In the early session, BTC hit a low of 115,000, reaching the previously set key support level. This round of decline was triggered by several macro negative factors:

1. The core PCE inflation in the U.S. for June has warmed up, dampening market expectations for the Federal Reserve to cut interest rates within the year;

2. Trump announced an increase in tariffs on Canada, raising them from 25% to 35%, effective from August 1, 2025, reigniting geopolitical economic friction;

3. Iran has stated that it demands compensation from the U.S. for losses; otherwise, nuclear negotiations will not be resumed, increasing geopolitical risks.
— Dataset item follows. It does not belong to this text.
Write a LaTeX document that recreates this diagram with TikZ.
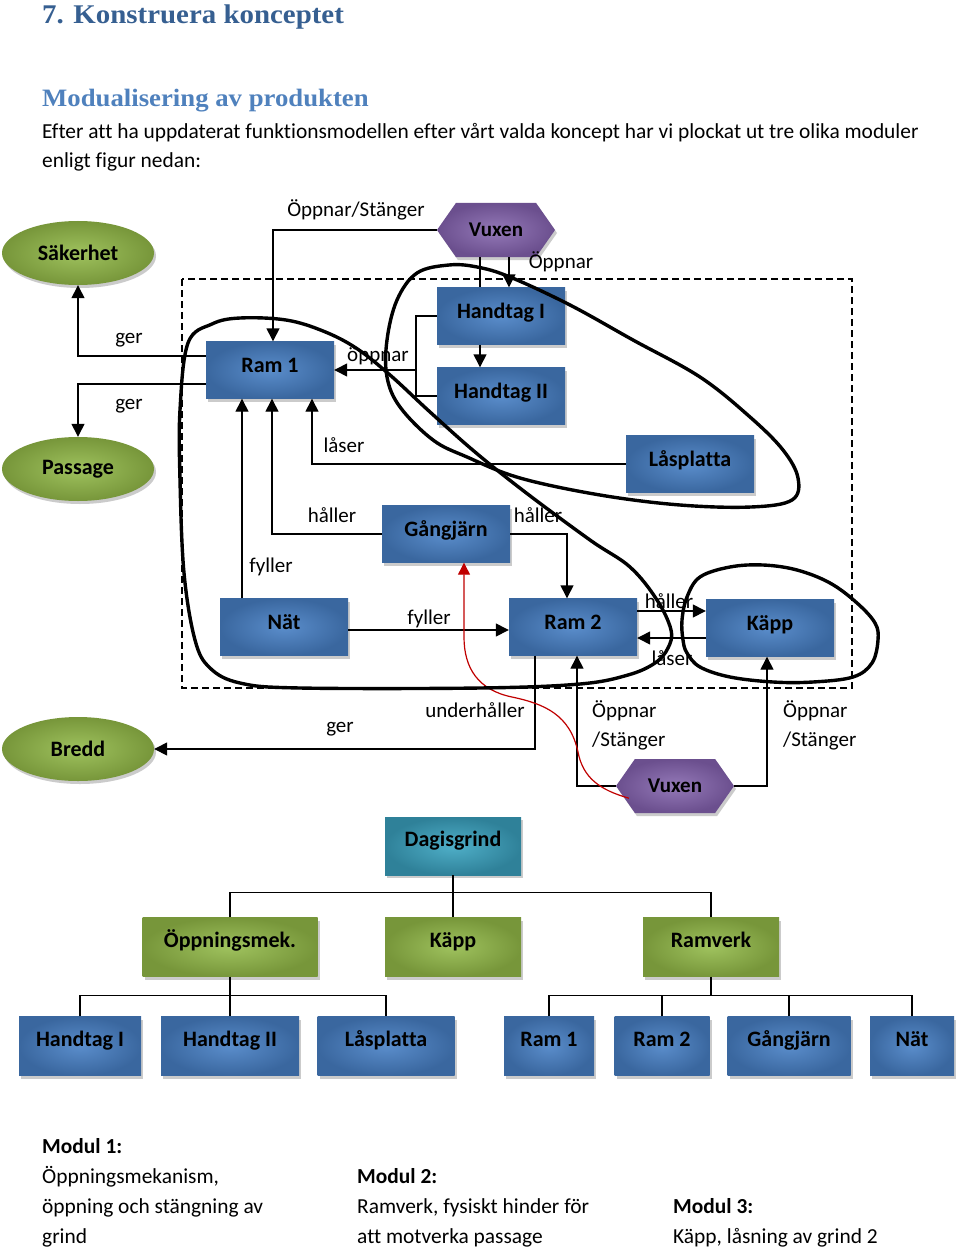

Market risk aversion has intensified, leading to significant damage in the contract market. The well-known trader AguilaTrades faced a liquidation of long positions, losing approximately $40 million, with only $86,000 remaining, becoming a microcosm of the severe volatility in this round of market.

However, it is worth noting that Coinbase updated its Bitcoin holding data today, increasing its holdings by 2,509 BTC in the second quarter, indicating that institutions are still accumulating, and the market's long-term sentiment remains optimistic.

There are currently no obvious anomalies in on-chain data; this round of decline is mainly driven by macro negatives.

Operational Suggestions:

Long-term investors should continue to maintain BTC as the core allocation, suggesting a proportion of over 60%;

For altcoins, a light position is recommended to manage risks;

Other mainstream coins like SOL and BNB can still be monitored, with a strategy of gradual accumulation advisable.

The current market is mainly stable, with significant short-term sentiment fluctuations; pay attention to position control and implement risk management to respond to possible further volatility.